3. Taking advantage of turnover opportunities
When the opportunities have presented themselves, the Chiefs secondary has shown some ball-hawking ability. In the last two games, safety Juan Thornhill, safety Tyrann Mathieu, cornerback Rashad Fenton and cornerback Bashaud Breeland have all brought in a pick.
They might be getting more opportunities against the Bills. Allen has thrown three interceptions in the past three weeks — and the team’s eight total turnovers ranks as the league’s eighth-most.
On Tuesday, the Tennessee Titans intercepted Allen twice, immediately turning both of them into touchdowns. That helped them seal a dominant 42-16 win. In Week 3, an Allen interception aided the Los Angeles Rams in a 25-point comeback they couldn’t quite complete, ultimately losing to the Bills 35-32.
If the Chiefs take advantage of opportunities to create turnovers, it should help them attain a comfortable scoring cushion.
4. Mecole Hardman and Byron Pringle stepping up
The hamstring injury to wide receiver Sammy Watkins is very unfortunate. He has been the team’s third-most productive receiver, nabbing two touchdowns so far. In his absence, the team sounds like their faith is in the young wide receivers Hardman and Pringle.
During his Thursday press conference, Mahomes talked about the impact of Watkins’ injury, but only mentioned Hardman and Pringle as players who need to step up. He might not have felt the need to mention wide receiver Demarcus Robinson’s name because he is usually on the field anyway — but it also might indicate that Pringle will get a chance to prove himself over Robinson.

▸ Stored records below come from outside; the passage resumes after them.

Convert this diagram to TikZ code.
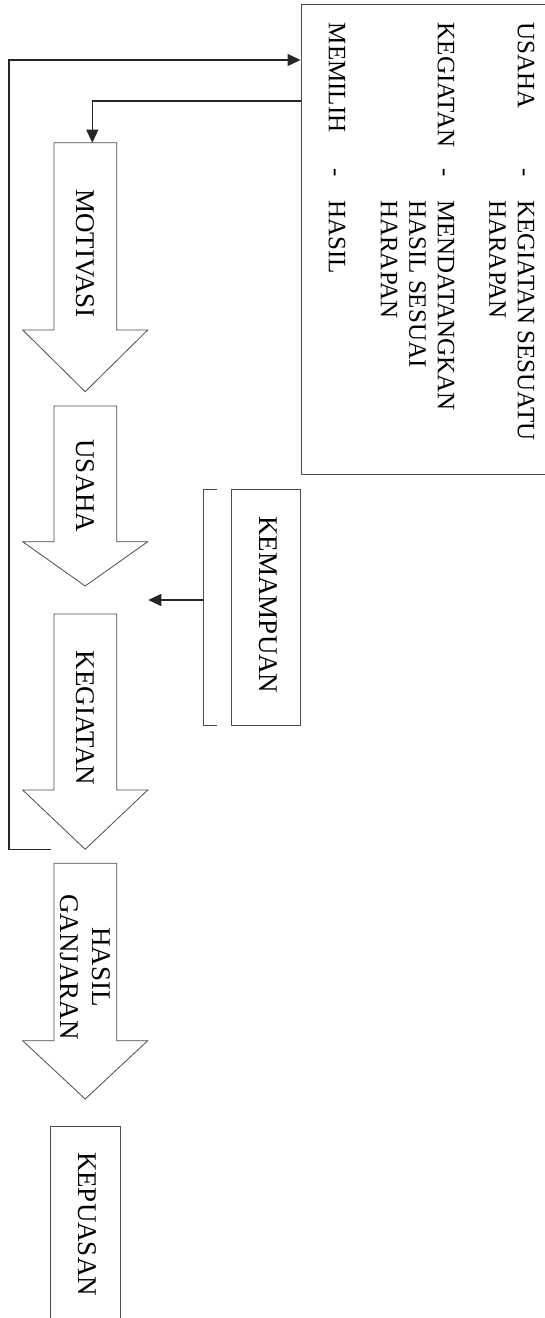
\documentclass[tikz,border=0pt]{standalone}
\usepackage{fontspec}
\setmainfont{Liberation Serif}
\usetikzlibrary{arrows.meta}
\newcommand\blkarrow[4]{%
  \draw[blk] (54,#1) -- (116.7,#1) -- (116.7,#2) -- (147.7,#2) -- (85.2,#3) -- (22.7,#2) -- (54,#2) -- cycle;
  \coordinate (#4) at (85.2,#1);}
\tikzset{
  blk/.style={draw=black!70, line width=0.8pt, fill=white, line join=miter},
  conn/.style={draw=black!85, line width=1.1pt},
  arr/.style={conn, -{Triangle[length=13pt,width=12pt]}},
  frame/.style={draw=black!70, line width=0.9pt, inner sep=0pt},
  boxtxt/.style={font=\fontsize{25}{28.5}\selectfont, rotate=-90, inner sep=0pt, text height=16.4pt, text depth=0pt},
  lbl/.style={font=\fontsize{27}{31}\selectfont, rotate=-90, inner sep=0pt, text height=17.7pt, text depth=0pt}
}
\begin{document}
\begin{tikzpicture}[x=1pt,y=-1pt]
\path[use as bounding box, fill=white] (0,0) rectangle (544,1318);
% big definition box (clipped at right edge)
\node[frame, minimum width=299pt, minimum height=470.5pt] (defbox) at (450.5,239.25) {};
\node[boxtxt, anchor=west] (t1) at (526,22.7) {USAHA};
\node[boxtxt] (h1) at (526,173) {-};
\node[boxtxt, anchor=west] (d1a) at (526,200) {KEGIATAN SESUATU};
\node[boxtxt, anchor=west] (d1b) at (497.5,200) {HARAPAN};
\node[boxtxt, anchor=west] (t2) at (446,22.7) {KEGIATAN};
\node[boxtxt] (h2) at (446,173) {-};
\node[boxtxt, anchor=west] (d2a) at (446,200) {MENDATANGKAN};
\node[boxtxt, anchor=west] (d2b) at (417.5,200) {HASIL SESUAI};
\node[boxtxt, anchor=west] (d2c) at (389,200) {HARAPAN};
\node[boxtxt, anchor=west] (t3) at (337,22.7) {MEMILIH};
\node[boxtxt] (h3) at (337,173) {-};
\node[boxtxt, anchor=west] (d3a) at (337,200) {HASIL};
% block arrows
\blkarrow{142.7}{330}{391.7}{motTop}
\blkarrow{406}{541.7}{586}{usaTop}
\blkarrow{614}{790}{849.3}{kegTop}
\blkarrow{863.3}{1040.7}{1099}{hasTop}
\node[lbl] (lMot) at (85.5,253.5) {MOTIVASI};
\node[lbl] (lUsa) at (85.5,486) {USAHA};
\node[lbl] (lKeg) at (85.5,718) {KEGIATAN};
\node[lbl] (lHas) at (101,967) {HASIL};
\node[lbl] (lGan) at (69.5,967) {GANJARAN};
% KEPUASAN box (clipped at bottom)
\node[frame, minimum width=69.3pt, minimum height=213.3pt] (kepbox) at (85.35,1233.35) {};
\node[lbl] (lKep) at (87,1224) {KEPUASAN};
% KEMAMPUAN box and bracket
\node[frame, minimum width=69pt, minimum height=235.7pt] (kembox) at (265.5,607.15) {};
\node[lbl] (lKem) at (268,605) {KEMAMPUAN};
\coordinate (brTop) at (217.3,489.3);
\coordinate (brBot) at (217.3,725);
\coordinate (brMid) at (203.3,600);
\coordinate (kemTip) at (148.3,600);
\draw[blk, fill=none] (brTop) -- (203.3,489.3) -- (203.3,725) -- (brBot);
\draw[arr] (brMid) -- (kemTip);
% connectors
\coordinate (motEntry) at (92.3,142.7);
\draw[arr] (defbox.west |- 0,101) -| (motEntry);
\coordinate (fbStart) at (50.7,849.3);
\coordinate (fbCorner) at (9,60);
\draw[arr] (fbStart) -| (fbCorner) -- (defbox.west |- fbCorner);
\end{tikzpicture}
\end{document}
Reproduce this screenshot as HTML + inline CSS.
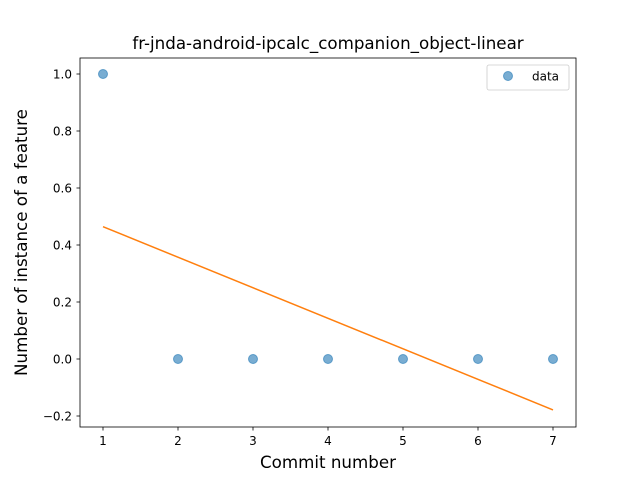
<!DOCTYPE html>
<html><head><meta charset="utf-8"><style>
body{margin:0;background:#fff;}
svg text{font-family:"DejaVu Sans","Liberation Sans",sans-serif;fill:#000;}
</style></head><body>
<svg id="chart" width="640" height="480" xmlns="http://www.w3.org/2000/svg">
<rect width="640" height="480" fill="#fff"/>
<text x="328" y="49" font-size="16.7" text-anchor="middle">fr-jnda-android-ipcalc_companion_object-linear</text>
<g id="plot"></g>
<rect x="80" y="58" width="496" height="369" fill="none" stroke="#000" stroke-width="0.8"/>
<text x="328" y="468" font-size="16.7" text-anchor="middle">Commit number</text>
<text transform="translate(27,242.5) rotate(-90)" font-size="16.7" text-anchor="middle">Number of instance of a feature</text>
<g>
<rect x="487" y="65" width="82" height="25" rx="2" fill="#fff" stroke="#ccc" stroke-width="0.8"/>
<circle cx="508" cy="76" r="4.5" fill="#1f77b4" fill-opacity="0.6" stroke="#1f77b4" stroke-opacity="0.6"/>
<text x="532" y="80.5" font-size="12">data</text>
</g>
</svg>
<script>
const xs=[1,2,3,4,5,6,7];
const ys=[1,0,0,0,0,0,0];
const fitY=[0.4643,-0.1786];
const xTicks=[1,2,3,4,5,6,7];
const yTicks=[-0.2,0.0,0.2,0.4,0.6,0.8,1.0];
const X=v=>103+(v-1)*75;
const Y=v=>359-v*285;
const g=document.getElementById('plot');
const NS='http://www.w3.org/2000/svg';
function mk(t,a){const e=document.createElementNS(NS,t);for(const k in a)e.setAttribute(k,a[k]);g.appendChild(e);return e;}
xTicks.forEach(v=>{
 const l=mk('line',{x1:X(v),x2:X(v),y1:427,y2:430.5,stroke:'#000','stroke-width':0.8});
 
 
 const t=mk('text',{x:X(v),y:445,'font-size':12,'text-anchor':'middle'});t.textContent=v;
 
 
});
yTicks.forEach(v=>{
 const l=mk('line',{x1:76.5,x2:80,y1:Y(v),y2:Y(v),stroke:'#000','stroke-width':0.8});
 
 
 const t=mk('text',{x:72,y:Y(v)+4.5,'font-size':12,'text-anchor':'end'});t.textContent=(v<0?'\u2212':'')+Math.abs(v).toFixed(1);
 
 
});
const ln=mk('line',{x1:X(xs[0]),y1:Y(fitY[0]),x2:X(xs[xs.length-1]),y2:Y(fitY[1]),stroke:'#ff7f0e','stroke-width':1.5});


xs.forEach((x,i)=>{
 const c=mk('circle',{cx:X(x),cy:Y(ys[i]),r:4.5,fill:'#1f77b4','fill-opacity':0.6,stroke:'#1f77b4','stroke-opacity':0.6});
 
 
});
</script>
</body></html>
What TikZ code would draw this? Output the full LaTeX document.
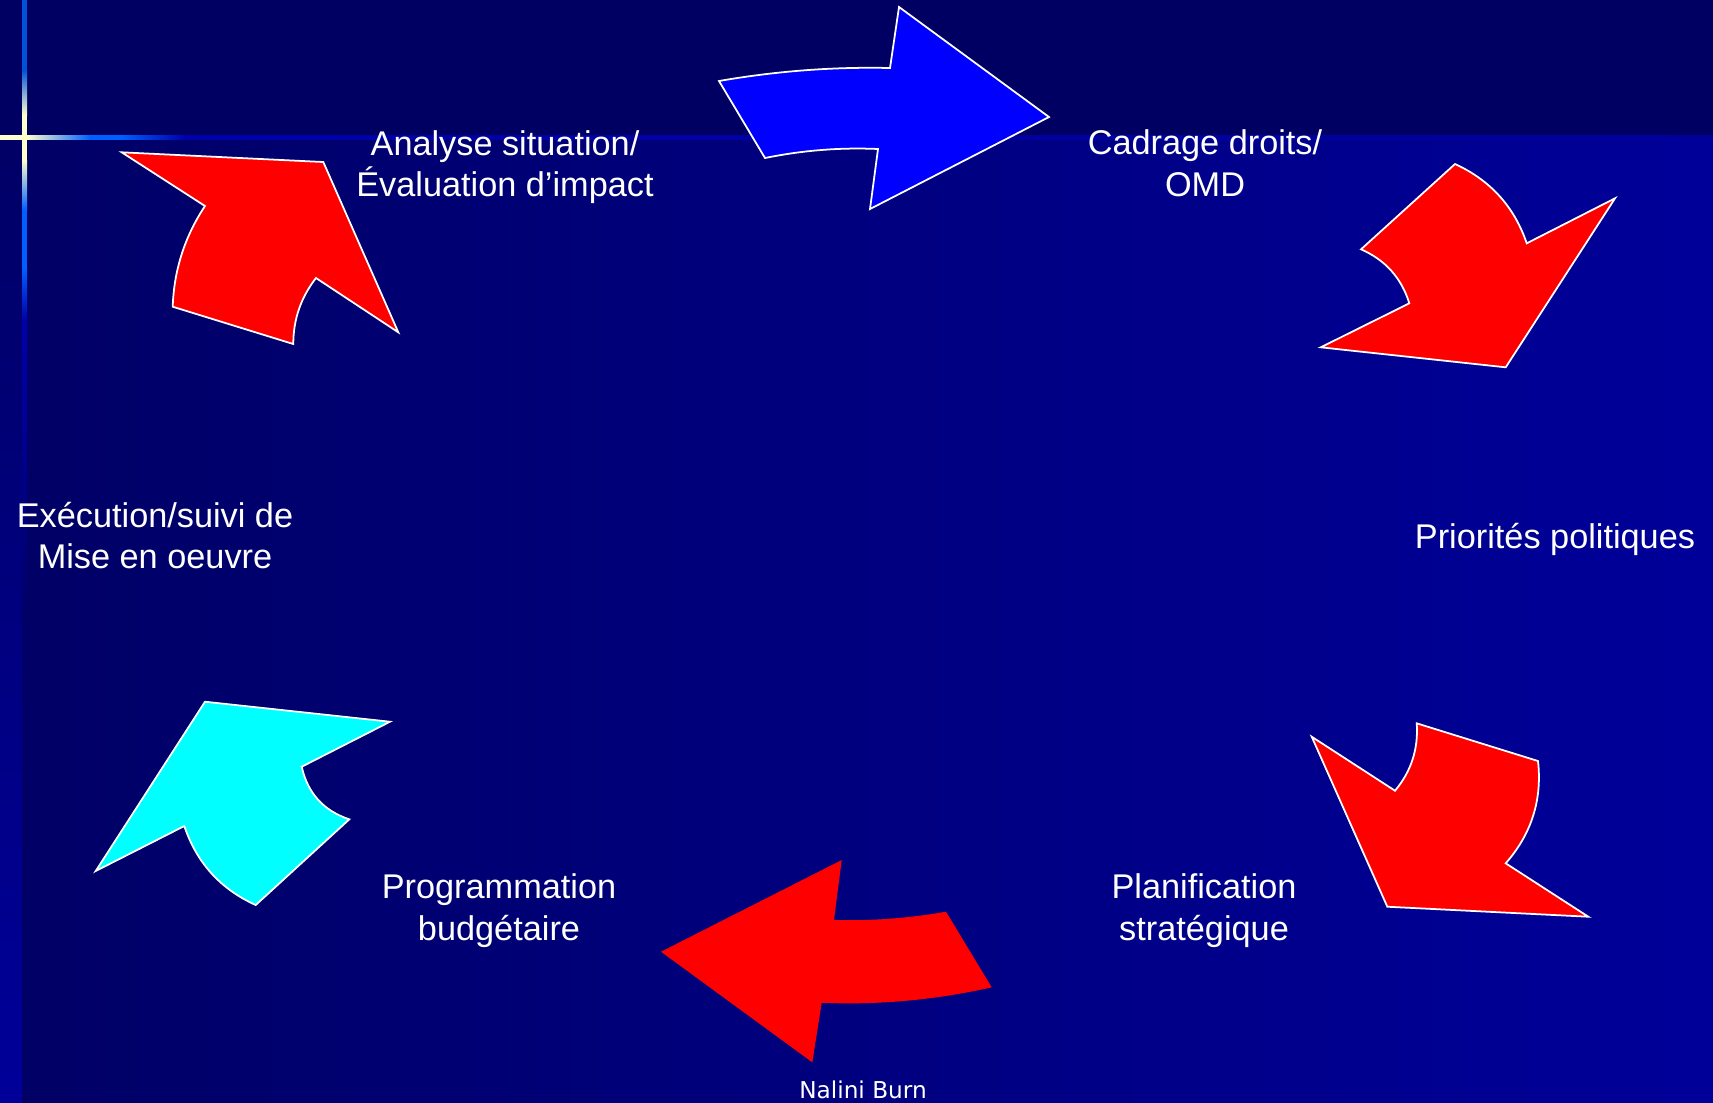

His only catch of the season came last week on third down with four yards to go.
Don't tell @ChiefInCarolina, but Byron Pringle flashed on his one reception. Explosion out of the stem, hip fluidity on the break. There are guys getting snaps over him that can't do it like this. Snap count and targets tell a story and there are reasons we don't see him. pic.twitter.com/WXrP4NBhEe— Kent Swanson (@kent_swanson) October 13, 2020
Hardman stepped up when wide receiver Tyreek Hill went down last year; in the four full games Hill missed, Hardman caught 12 passes for 246 yards and two touchdowns. It’s still the most productive stretch of Hardman’s career. We’ll see if he can have similar numbers with Watkins out in Week 6.
5. The leveled-up Andy Reid game plan
Chiefs head coach (and offensive play-caller) Andy Reid doesn’t like deploying his best, most creative plays and formations in any given week. If he believes his team can beat an opponent with a vanilla game plan, he will trust them to do so.
He will, however, pull out a more detailed, specific game plan to attack a particular defense’s weaknesses and tendencies when he has to; look no further than the Week 3 win over the Baltimore Ravens. In that game, Reid had special plays for certain looks that worked to perfection — and from how aggressive he was, it was obvious that he was looking to put up a lot of points.
He did that because he knew how important that game would be for AFC playoff seeding. The 4-1 Bills look to be just as big a threat to get that top seed, so it’s fair to expect that Reid and offensive coordinator Eric Bieniemy will pull out all the stops to get a victory.
Besides that, Reid has a track record of putting it to his former coaching assistants. Bills head coach Sean McDermott is another branch on the Reid coaching tree — and come Monday afternoon, that may not be a good thing for him.